# Sage db + mignon + new acme cups



## Robbo (Feb 17, 2016)

After weeks of deliberation and research i couldnt be happier with my new Sage/ Eurica mignon set up. Cups and machine arrived this morning.

I was set on getting a Rocket appartmento or expobar hx. This week i visited bella barista during which i tried out both machines. On the same day i went to visit @GerryM with his lovely red Sage db. I can honestly say i preferred the coffee from the sage. Decision made. I ordered one that evening and as it was in the sale i had enough for some nice acme cups!

Thanks Gerry for your time and coffee! I am sending you some nice PNG Kenta i roasted last night.

Here she is...


----------



## GerryM (Feb 6, 2016)

Good to meet you the other day, I'm glad you enjoyed the coffee, it helped me too as when you'd left I re-read the manual and realised how much the machine could do that I'd forgotten about!

The Sage DB is an excellent machine and it looks great paired with your Mignon and sounds like they are a good match for your taste buds too which is what counts most.

Thanks for being kind enough to send me some of your freshly roasted beans, I look forward to trying them and will let you know how that goes.

Cheers

Gerry


----------



## Beeroclock (Aug 10, 2015)

Looks great Robbo - just about to pull the trigger too on a Sage DB (have a mignon) - can I ask where you got yours from.

cheers Phil


----------



## Robbo (Feb 17, 2016)

Beeroclock said:


> Looks great Robbo - just about to pull the trigger too on a Sage DB (have a mignon) - can I ask where you got yours from.
> 
> cheers Phil


It was from ecookshop (Dawsons dept store)£850


----------



## Beeroclock (Aug 10, 2015)

Thanks - yes they seem to be the best on price currently.


----------



## kennyboy993 (Jan 23, 2017)

Lovely setup Robbo. I very nearly did the same.

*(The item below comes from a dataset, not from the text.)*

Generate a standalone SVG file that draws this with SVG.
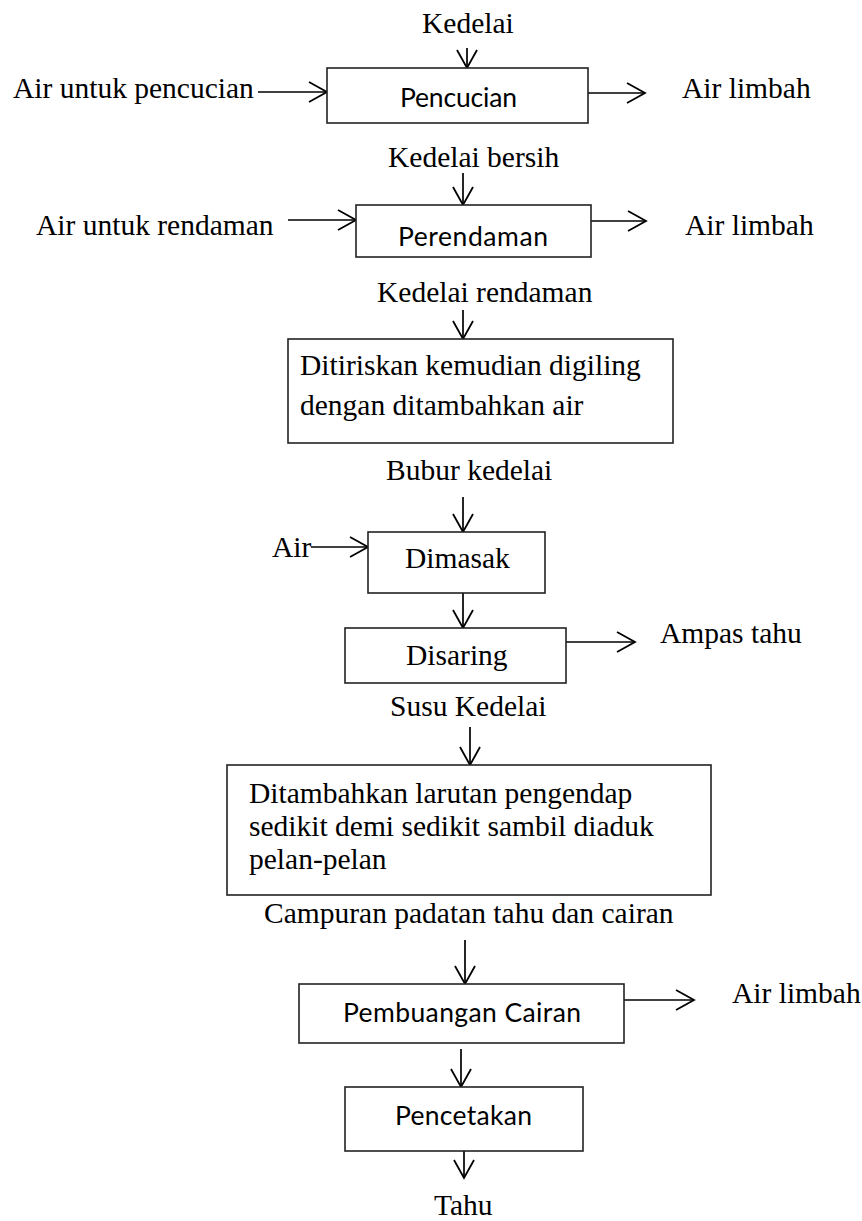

I'm very envious of your warm up time ;-)


----------



## GerryM (Feb 6, 2016)

Hi @Robbo, The freshly roasted and very professionally packaged beans arrived today, I'm very much looking forward to trying them.

It sounds like you're enjoying the DB, has it improved the taste of the coffee you're pouring and are you still pleased with your decision?

Thanks for the beans, I will let you know once I've tried them.

Cheers

Gerry


----------



## Robbo (Feb 17, 2016)

GerryM said:


> Hi @Robbo, The freshly roasted and very professionally packaged beans arrived today, I'm very much looking forward to trying them.
> 
> It sounds like you're enjoying the DB, has it improved the taste of the coffee you're pouring and are you still pleased with your decision?
> 
> ...


Hi Gerry,

I roasted the PNG a little darker than i usually would hope they're ok as i havent tried them myself yet.

At the moment im only selling or giving away my roasted beans to freinds and family and around the local village but the plan is to get some experience and feedback before i possibly get a bigger roaster to take it go the next level. Ill probably send you some more in the future if you dont mind giving your honest opinion. 

As for the sage, yea im loving it. I had some colombian suarez that i roasted a couple of weeks ago and there is so much more flavour coming through.

Still getting used to the extra steam power for the latte art but i think ill get the hang of it soon.


----------